Under the facts established in this case and as found by the trial court, with which we are in accord, we find no basis for disagreement with the conclusion reached that defendant’s driver was free from negligence and that the negligence of David Dorty constituted the sole, proximate cause of the accident.

After this cause was submitted to this court for decision, but before judgment was rendered, it came to the attention of the court that David Dorty, one of plaintiffs, had died. Thereafter, no appearance was made by either his heirs or legal representative. Thereupon, in accordance with Rule XIII (3) of the Uniform Rules of the Courts of Appeal, notice was given by publication:

“That unless the legal representative of the deceased David Dorty appears and becomes a party-appellant to this appeal within three (3) months from the date of the first publication of this order of summons, the appeal will be dismissed or the case will be heard and disposed of as in other cases. By order of the Second Circuit Court of Appeal.”
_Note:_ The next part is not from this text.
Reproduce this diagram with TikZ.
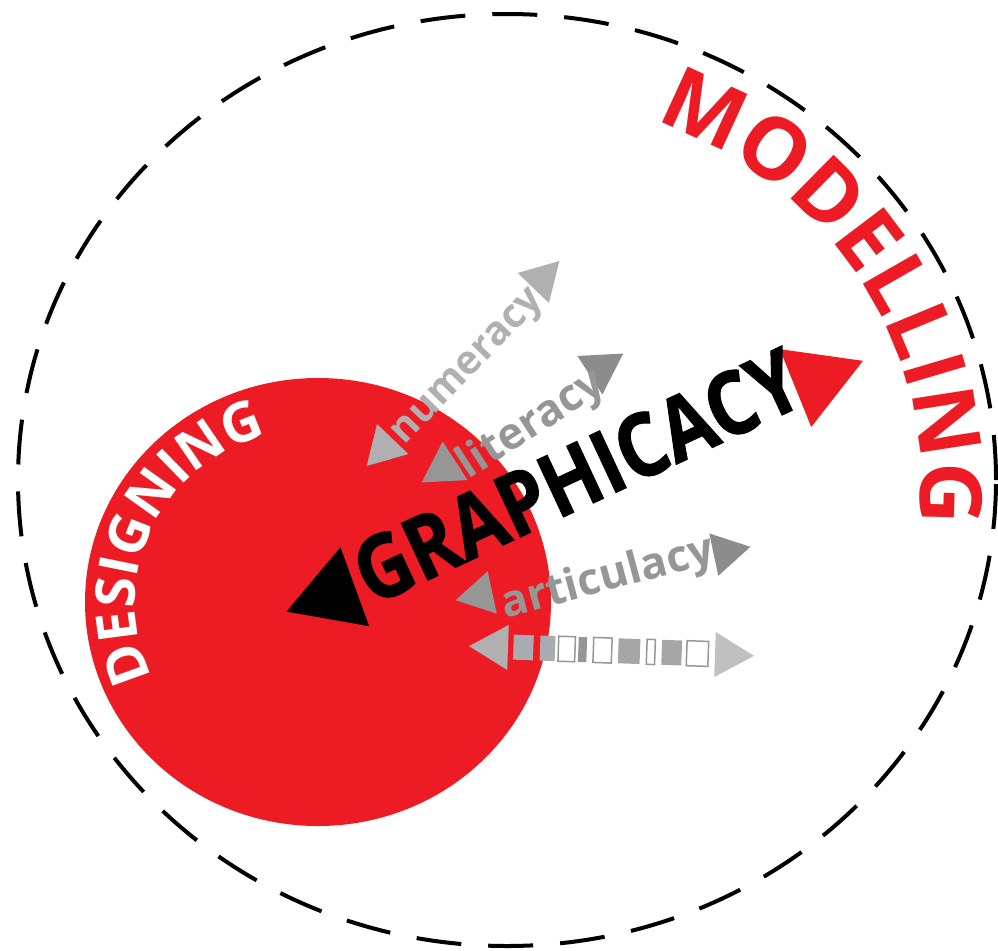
\documentclass[tikz,border=0pt]{standalone}
\usepackage{fontspec}
\setmainfont{Open Sans}
\newfontfamily\heavyfont[FakeBold=1.2]{Open Sans}
\usetikzlibrary{shapes.geometric,decorations.text}
\definecolor{rd}{RGB}{237,28,36}
\definecolor{gA}{RGB}{176,176,176}
\definecolor{gB}{RGB}{150,150,150}
\definecolor{gC}{RGB}{140,140,140}
\definecolor{gS}{RGB}{168,172,176}
\newcommand{\dfont}{\bfseries\fontsize{55}{55}\selectfont\color{white}}
\newcommand{\mfont}{\bfseries\fontsize{86}{86}\selectfont\color{rd}}
\begin{document}
\begin{tikzpicture}[x=1pt,y=1pt,
  arrowtri/.style={regular polygon, regular polygon sides=3, inner sep=0pt, draw=none},
  smallword/.style={font=\bfseries\fontsize{44}{44}\selectfont, inner sep=0pt},
  sqfill/.style={fill=gS, draw=none},
  sqline/.style={draw=gB, line width=1.5pt, fill=white}]
\useasboundingbox (0,-950) rectangle (998,0);
\coordinate (ec) at (507,-480);
\draw[line width=4pt, dash pattern=on 45pt off 27pt] (ec) ellipse [x radius=489, y radius=466];
\coordinate (rc) at (318,-602);
\fill[rd] (rc) ellipse [x radius=233, y radius=224];
% DESIGNING
\path[decorate, decoration={text along path, text align=center, text={|\dfont|DESIGNING}}]
  ([shift={(216:183 and 174)}]rc) arc[start angle=216, end angle=96, x radius=183, y radius=174];
% MODELLING
\coordinate (mc) at (515,-482);
\path[decorate, decoration={text along path, text align=center, text={|\mfont|MODELLING}}]
  ([shift={(111:406 and 384)}]mc) arc[start angle=111, end angle=-49, x radius=406, y radius=384];
% GRAPHICACY
\node[arrowtri, fill=black, minimum size=97pt, rotate=110] (tb) at (332,-595) {};
\node[arrowtri, fill=rd, minimum size=97pt, rotate=-68] (tr) at (818,-379) {};
\node[font=\heavyfont\bfseries\fontsize{88}{88}\selectfont, inner sep=0pt, rotate=25] (graph) at (577,-476) {\scalebox{0.86}[1]{GRAPHICACY}};
% numeracy
\node[arrowtri, fill=gA, minimum size=50pt, rotate=136] (nl) at (384,-448) {};
\node[arrowtri, fill=gA, minimum size=50pt, rotate=-44] (nr) at (542,-279) {};
\node[smallword, font=\bfseries\fontsize{40}{40}\selectfont, text=gA, rotate=46] (num) at (470,-369) {numeracy};
% literacy
\node[arrowtri, fill=gB, minimum size=53pt, rotate=123] (ll) at (444,-468) {};
\node[arrowtri, fill=gC, minimum size=53pt, rotate=-57] (lr) at (601,-368) {};
\node[smallword, text=gB, rotate=33] (lit) at (532,-425) {literacy};
% articulacy
\node[arrowtri, fill=gB, minimum size=50pt, rotate=102] (al) at (480,-595) {};
\node[arrowtri, fill=gC, minimum size=50pt, rotate=-78] (ar) at (726,-552) {};
\node[smallword, text=gB, rotate=15] (art) at (608,-579) {articulacy};
% squares row
\node[arrowtri, fill=gA, minimum size=52pt, rotate=88] (sl) at (495,-647) {};
\node[arrowtri, fill=gA!80, minimum size=52pt, rotate=-92] (sr) at (728,-655) {};
\begin{scope}[rotate around={-2:(610,-651)}]
  \path[sqfill] (513.3,-663) rectangle (533.3,-638);
  \path[sqfill] (540,-663) rectangle (555,-638);
  \path[sqline] (558.3,-663) rectangle (575,-638);
  \path[sqfill, fill=gB] (578.3,-663) rectangle (586.7,-638);
  \path[sqline] (593.3,-663) rectangle (611.7,-638);
  \path[sqfill, fill=gB!85] (618.3,-663) rectangle (640,-638);
  \path[sqline] (646.7,-663) rectangle (655,-638);
  \path[sqfill, fill=gB!85] (661.7,-663) rectangle (681.7,-638);
  \path[sqline] (686.7,-663) rectangle (708.3,-638);
\end{scope}
\end{tikzpicture}
\end{document}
The prescribed delay having expired and no legal representative of deceased or of his estate having appeared and become a party-appellant in this cause, this appeal as to David Dorty should be dismissed.

For the reasons assigned, the judgment appealed, so far as concerns plaintiffs other than David Dorty, is affirmed at plaintiffs-appellants’ costs, and, as to plaintiff David Dorty, the appeal is dismissed.